**** GIVEN ENTRIES

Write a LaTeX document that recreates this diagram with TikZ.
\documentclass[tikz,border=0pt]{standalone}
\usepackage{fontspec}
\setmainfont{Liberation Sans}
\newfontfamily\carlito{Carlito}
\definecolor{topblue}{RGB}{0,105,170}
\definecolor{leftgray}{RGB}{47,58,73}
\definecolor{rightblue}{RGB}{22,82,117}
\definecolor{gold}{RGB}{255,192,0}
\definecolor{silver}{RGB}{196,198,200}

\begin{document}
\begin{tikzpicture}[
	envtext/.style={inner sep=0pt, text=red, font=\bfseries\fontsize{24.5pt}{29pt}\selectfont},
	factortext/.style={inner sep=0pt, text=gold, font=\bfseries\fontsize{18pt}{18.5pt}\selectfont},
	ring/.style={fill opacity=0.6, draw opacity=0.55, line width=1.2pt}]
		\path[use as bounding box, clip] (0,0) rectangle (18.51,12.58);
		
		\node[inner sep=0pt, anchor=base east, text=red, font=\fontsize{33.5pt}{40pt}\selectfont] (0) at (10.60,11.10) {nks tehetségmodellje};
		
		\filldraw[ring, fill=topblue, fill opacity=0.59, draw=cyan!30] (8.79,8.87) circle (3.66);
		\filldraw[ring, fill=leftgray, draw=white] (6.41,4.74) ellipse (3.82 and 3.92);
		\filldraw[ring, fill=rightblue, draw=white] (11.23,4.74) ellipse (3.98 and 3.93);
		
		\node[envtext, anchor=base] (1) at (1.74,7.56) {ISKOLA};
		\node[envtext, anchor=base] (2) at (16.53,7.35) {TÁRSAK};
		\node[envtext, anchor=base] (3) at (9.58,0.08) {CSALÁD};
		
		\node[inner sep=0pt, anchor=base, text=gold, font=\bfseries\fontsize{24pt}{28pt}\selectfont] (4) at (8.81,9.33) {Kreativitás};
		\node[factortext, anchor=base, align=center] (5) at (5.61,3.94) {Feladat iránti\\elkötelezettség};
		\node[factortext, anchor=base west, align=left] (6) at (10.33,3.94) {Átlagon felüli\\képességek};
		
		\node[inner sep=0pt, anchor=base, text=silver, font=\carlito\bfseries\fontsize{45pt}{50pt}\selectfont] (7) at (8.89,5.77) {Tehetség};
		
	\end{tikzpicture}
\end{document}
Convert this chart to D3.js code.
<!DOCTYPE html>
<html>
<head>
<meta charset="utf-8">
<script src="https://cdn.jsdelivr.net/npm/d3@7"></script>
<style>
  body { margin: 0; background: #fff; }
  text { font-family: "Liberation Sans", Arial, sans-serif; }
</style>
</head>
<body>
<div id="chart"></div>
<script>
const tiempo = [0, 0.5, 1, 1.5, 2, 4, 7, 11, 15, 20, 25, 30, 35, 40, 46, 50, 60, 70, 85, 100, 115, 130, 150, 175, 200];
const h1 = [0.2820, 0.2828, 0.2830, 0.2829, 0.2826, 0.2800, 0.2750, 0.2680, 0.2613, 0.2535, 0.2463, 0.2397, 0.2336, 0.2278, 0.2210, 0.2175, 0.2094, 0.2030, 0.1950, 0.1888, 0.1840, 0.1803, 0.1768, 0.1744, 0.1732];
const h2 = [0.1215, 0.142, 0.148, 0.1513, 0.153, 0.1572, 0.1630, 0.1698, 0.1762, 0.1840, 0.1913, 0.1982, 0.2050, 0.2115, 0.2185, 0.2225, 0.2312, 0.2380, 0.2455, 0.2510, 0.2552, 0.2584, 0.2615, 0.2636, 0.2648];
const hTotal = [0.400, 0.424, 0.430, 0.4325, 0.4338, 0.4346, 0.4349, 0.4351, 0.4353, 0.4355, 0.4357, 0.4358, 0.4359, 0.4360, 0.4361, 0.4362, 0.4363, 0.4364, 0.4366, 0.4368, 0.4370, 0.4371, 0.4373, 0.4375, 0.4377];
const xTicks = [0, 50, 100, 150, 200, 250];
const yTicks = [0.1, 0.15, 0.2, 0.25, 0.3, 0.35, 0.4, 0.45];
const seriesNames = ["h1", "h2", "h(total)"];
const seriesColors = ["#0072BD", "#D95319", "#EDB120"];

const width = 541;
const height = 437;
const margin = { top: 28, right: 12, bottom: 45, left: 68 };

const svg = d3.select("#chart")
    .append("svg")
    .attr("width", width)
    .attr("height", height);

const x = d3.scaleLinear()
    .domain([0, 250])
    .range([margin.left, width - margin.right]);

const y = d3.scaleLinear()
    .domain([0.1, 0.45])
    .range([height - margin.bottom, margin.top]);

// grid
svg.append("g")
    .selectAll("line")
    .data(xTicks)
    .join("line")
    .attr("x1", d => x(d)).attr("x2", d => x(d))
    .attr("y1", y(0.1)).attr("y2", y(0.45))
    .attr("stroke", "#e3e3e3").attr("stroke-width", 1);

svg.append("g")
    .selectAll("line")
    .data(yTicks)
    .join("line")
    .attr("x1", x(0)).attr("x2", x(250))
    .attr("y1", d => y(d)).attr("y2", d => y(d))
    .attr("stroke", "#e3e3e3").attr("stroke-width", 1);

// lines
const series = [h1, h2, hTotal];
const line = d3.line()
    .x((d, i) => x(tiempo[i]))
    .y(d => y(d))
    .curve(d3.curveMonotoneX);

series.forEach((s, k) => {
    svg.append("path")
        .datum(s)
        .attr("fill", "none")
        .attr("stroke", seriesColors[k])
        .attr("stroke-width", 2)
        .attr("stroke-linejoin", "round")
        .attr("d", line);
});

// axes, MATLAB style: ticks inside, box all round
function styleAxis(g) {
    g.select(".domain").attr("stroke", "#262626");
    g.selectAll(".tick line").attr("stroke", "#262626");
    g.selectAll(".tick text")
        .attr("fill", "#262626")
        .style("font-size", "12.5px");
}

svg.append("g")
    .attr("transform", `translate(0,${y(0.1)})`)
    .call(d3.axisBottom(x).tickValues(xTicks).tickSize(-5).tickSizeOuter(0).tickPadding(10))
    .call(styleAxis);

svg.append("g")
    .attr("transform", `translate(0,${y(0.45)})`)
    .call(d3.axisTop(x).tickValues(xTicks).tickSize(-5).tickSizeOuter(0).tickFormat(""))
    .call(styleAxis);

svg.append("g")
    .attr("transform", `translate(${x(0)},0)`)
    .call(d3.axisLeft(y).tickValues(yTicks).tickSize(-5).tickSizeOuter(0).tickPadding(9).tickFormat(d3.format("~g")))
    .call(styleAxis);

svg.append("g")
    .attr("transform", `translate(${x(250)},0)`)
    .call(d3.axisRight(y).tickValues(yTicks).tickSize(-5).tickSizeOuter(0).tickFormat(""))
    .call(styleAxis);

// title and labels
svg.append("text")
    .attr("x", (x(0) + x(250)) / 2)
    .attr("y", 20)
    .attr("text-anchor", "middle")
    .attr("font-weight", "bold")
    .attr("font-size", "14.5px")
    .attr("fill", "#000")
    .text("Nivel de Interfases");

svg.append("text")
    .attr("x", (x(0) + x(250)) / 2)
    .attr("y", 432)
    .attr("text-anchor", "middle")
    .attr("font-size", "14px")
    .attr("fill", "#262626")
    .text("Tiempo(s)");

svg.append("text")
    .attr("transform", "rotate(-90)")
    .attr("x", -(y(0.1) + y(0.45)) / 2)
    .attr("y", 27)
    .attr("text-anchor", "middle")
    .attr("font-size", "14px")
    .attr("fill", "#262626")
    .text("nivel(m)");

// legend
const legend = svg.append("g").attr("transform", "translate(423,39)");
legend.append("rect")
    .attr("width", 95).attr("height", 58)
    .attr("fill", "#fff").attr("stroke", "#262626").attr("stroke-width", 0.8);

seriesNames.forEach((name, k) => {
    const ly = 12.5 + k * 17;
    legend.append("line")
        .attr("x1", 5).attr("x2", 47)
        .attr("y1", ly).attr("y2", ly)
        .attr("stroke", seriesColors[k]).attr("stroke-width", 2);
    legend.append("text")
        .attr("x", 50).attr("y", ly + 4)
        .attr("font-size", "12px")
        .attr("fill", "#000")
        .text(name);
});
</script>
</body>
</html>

********

◆ **STATED GOAL**: Write out exactly the lines from the start of the material through the line with "(7) at (8.89,5.77)". No other output is expected.

◆ **COMPLETE ANSWER**:
Write a LaTeX document that recreates this diagram with TikZ.
\documentclass[tikz,border=0pt]{standalone}
\usepackage{fontspec}
\setmainfont{Liberation Sans}
\newfontfamily\carlito{Carlito}
\definecolor{topblue}{RGB}{0,105,170}
\definecolor{leftgray}{RGB}{47,58,73}
\definecolor{rightblue}{RGB}{22,82,117}
\definecolor{gold}{RGB}{255,192,0}
\definecolor{silver}{RGB}{196,198,200}

\begin{document}
\begin{tikzpicture}[
	envtext/.style={inner sep=0pt, text=red, font=\bfseries\fontsize{24.5pt}{29pt}\selectfont},
	factortext/.style={inner sep=0pt, text=gold, font=\bfseries\fontsize{18pt}{18.5pt}\selectfont},
	ring/.style={fill opacity=0.6, draw opacity=0.55, line width=1.2pt}]
		\path[use as bounding box, clip] (0,0) rectangle (18.51,12.58);
		
		\node[inner sep=0pt, anchor=base east, text=red, font=\fontsize{33.5pt}{40pt}\selectfont] (0) at (10.60,11.10) {nks tehetségmodellje};
		
		\filldraw[ring, fill=topblue, fill opacity=0.59, draw=cyan!30] (8.79,8.87) circle (3.66);
		\filldraw[ring, fill=leftgray, draw=white] (6.41,4.74) ellipse (3.82 and 3.92);
		\filldraw[ring, fill=rightblue, draw=white] (11.23,4.74) ellipse (3.98 and 3.93);
		
		\node[envtext, anchor=base] (1) at (1.74,7.56) {ISKOLA};
		\node[envtext, anchor=base] (2) at (16.53,7.35) {TÁRSAK};
		\node[envtext, anchor=base] (3) at (9.58,0.08) {CSALÁD};
		
		\node[inner sep=0pt, anchor=base, text=gold, font=\bfseries\fontsize{24pt}{28pt}\selectfont] (4) at (8.81,9.33) {Kreativitás};
		\node[factortext, anchor=base, align=center] (5) at (5.61,3.94) {Feladat iránti\\elkötelezettség};
		\node[factortext, anchor=base west, align=left] (6) at (10.33,3.94) {Átlagon felüli\\képességek};
		
		\node[inner sep=0pt, anchor=base, text=silver, font=\carlito\bfseries\fontsize{45pt}{50pt}\selectfont] (7) at (8.89,5.77) {Tehetség};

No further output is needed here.